China Development Bank instructed a Norton Rose team led by corporate partner Martin Scott on the deal, which represented the bank’s first major investment outside of China. In the same month, Lovells was instructed by Singapore’s Temasek Holdings, which took a £1bn stake in Barclays with Lovells’ then of corporate finance head Hugh Nineham leading the team.
“It’s quite a different environment in the UK,” says one US partner. “US banks need to get the fast injections of cash that we have seen. It’s not the same in the UK yet. This could well change, and the UK banks could look to these large-scale capital infusions like in the States.” Exposure to the subprime mortgage market is varied in the UK, with some banks not experiencing the level of writedowns seen in the US.

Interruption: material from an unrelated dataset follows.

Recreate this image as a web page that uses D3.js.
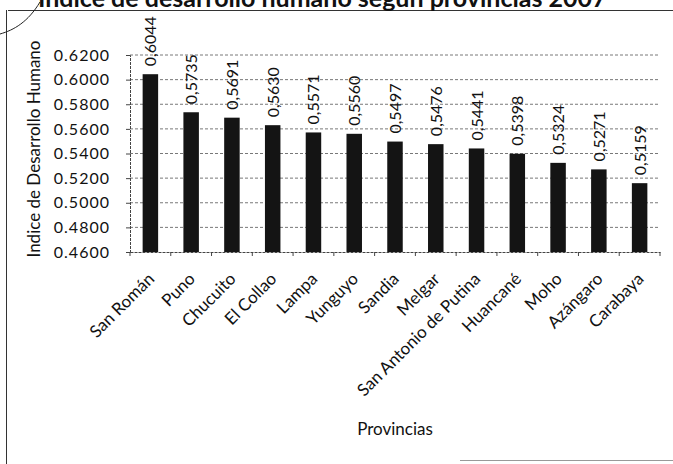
<!DOCTYPE html>
<html>
<head>
<meta charset="utf-8">
<script src="https://cdn.jsdelivr.net/npm/d3@7"></script>
<style>
  body { margin: 0; background: #fff; }
  svg { display: block; }
  text { font-family: Lato, "Open Sans", sans-serif; fill: #111; }
</style>
</head>
<body>
<svg id="svg-canvas" width="673" height="464"></svg>
<script>
const provincias = ["San Román", "Puno", "Chucuito", "El Collao", "Lampa", "Yunguyo", "Sandia",
  "Melgar", "San Antonio de Putina", "Huancané", "Moho", "Azángaro", "Carabaya"];
const idh = [0.6044, 0.5735, 0.5691, 0.5630, 0.5571, 0.5560, 0.5497, 0.5476, 0.5441, 0.5398, 0.5324, 0.5271, 0.5159];
const yTicks = [0.46, 0.48, 0.50, 0.52, 0.54, 0.56, 0.58, 0.60, 0.62];

const svg = d3.select('#svg-canvas');

const plotLeft = 130, plotRight = 660, plotTop = 55, plotBottom = 252;

const x = d3.scaleBand()
  .domain(provincias)
  .range([plotLeft, plotRight])
  .paddingInner(0.62)
  .paddingOuter(0.31);

const y = d3.scaleLinear()
  .domain([0.46, 0.62])
  .range([plotBottom, plotTop]);

// scanned page frame
svg.append('line')
  .attr('x1', 8).attr('x2', 673).attr('y1', 10.5).attr('y2', 10.5)
  .attr('stroke', '#333').attr('stroke-width', 1);
svg.append('line')
  .attr('x1', 6.5).attr('x2', 6.5).attr('y1', 10).attr('y2', 464)
  .attr('stroke', '#333').attr('stroke-width', 1);
svg.append('line')
  .attr('x1', 460).attr('x2', 673).attr('y1', 460.5).attr('y2', 460.5)
  .attr('stroke', '#999').attr('stroke-width', 1);
svg.append('path')
  .attr('d', 'M0,34 C14,30 28,22 40,2')
  .attr('fill', 'none').attr('stroke', '#222').attr('stroke-width', 1);

// title (cut off at the top of the scan)
svg.append('text')
  .attr('x', 38)
  .attr('y', 7)
  .attr('font-family', 'Liberation Sans, Arial, sans-serif')
  .attr('font-weight', 'bold')
  .attr('font-size', 25)
  .text('Índice de desarrollo humano según provincias 2007');

// gridlines
svg.append('g')
  .selectAll('line')
  .data(yTicks.slice(1))
  .join('line')
  .attr('x1', plotLeft).attr('x2', plotRight)
  .attr('y1', d => y(d)).attr('y2', d => y(d))
  .attr('stroke', '#555')
  .attr('stroke-width', 0.8)
  .attr('stroke-dasharray', '3,2');

// y axis
const yAxis = svg.append('g')
  .attr('transform', `translate(${plotLeft},0)`)
  .call(d3.axisLeft(y).tickValues(yTicks).tickFormat(d3.format('.4f')).tickSize(4).tickPadding(16));
yAxis.select('.domain').attr('stroke', '#444').attr('stroke-dasharray', '3,1');
yAxis.selectAll('.tick line').attr('stroke', '#444');
yAxis.selectAll('text')
  .attr('font-size', 16)
  .attr('letter-spacing', 1)
  .attr('font-family', 'Lato, sans-serif')
  .attr('fill', '#111');

// x axis
const xAxis = svg.append('g')
  .attr('transform', `translate(0,${plotBottom})`)
  .call(d3.axisBottom(x).tickSize(0).tickFormat(''));
xAxis.select('.domain').attr('stroke', '#444').attr('stroke-dasharray', '3,1');

// tick marks between categories
svg.append('g')
  .selectAll('line')
  .data(d3.range(provincias.length + 1))
  .join('line')
  .attr('x1', i => plotLeft + i * x.step())
  .attr('x2', i => plotLeft + i * x.step())
  .attr('y1', plotBottom).attr('y2', plotBottom + 4)
  .attr('stroke', '#444');

// bars
svg.append('g')
  .selectAll('rect')
  .data(idh)
  .join('rect')
  .attr('x', (d, i) => x(provincias[i]))
  .attr('y', d => y(d))
  .attr('width', x.bandwidth())
  .attr('height', d => plotBottom - y(d))
  .attr('fill', '#141414');

// value labels
const fmt = d3.format('.4f');
svg.append('g')
  .selectAll('text')
  .data(idh)
  .join('text')
  .attr('transform', (d, i) => `translate(${x(provincias[i]) + x.bandwidth() / 2 + 6},${y(d) - 8}) rotate(-90)`)
  .attr('font-size', 16)
  .text(d => fmt(d).replace('.', ','));

// category labels
svg.append('g')
  .selectAll('text')
  .data(provincias)
  .join('text')
  .attr('transform', d => `translate(${x(d) + x.bandwidth() / 2 + 5},${plotBottom + 28}) rotate(-45)`)
  .attr('text-anchor', 'end')
  .attr('font-size', 17)
  .text(d => d);

// axis titles
svg.append('text')
  .attr('transform', `translate(40,149) rotate(-90)`)
  .attr('text-anchor', 'middle')
  .attr('font-size', 17)
  .text('Indice de Desarrollo Humano');

svg.append('text')
  .attr('x', (plotLeft + plotRight) / 2)
  .attr('y', 435)
  .attr('text-anchor', 'middle')
  .attr('font-size', 17)
  .text('Provincias');
</script>
</body>
</html>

“If you think about banks like Lloyds, they won’t have the same problems as others,” says Elliott. “Then you have HSBC, which is suffering from exposure in the US because of the subprime mortgage business it acquired last year.”
The outlook forglobal economies is uncertain at best, and as a result US banks are continuing to look to outside sources of capital for assistance. While Cleary and Sullivan & Cromwell continue to clean up on these deals in the US, the magic circle is, predictably, gearing up to control the market this side of the Atlantic.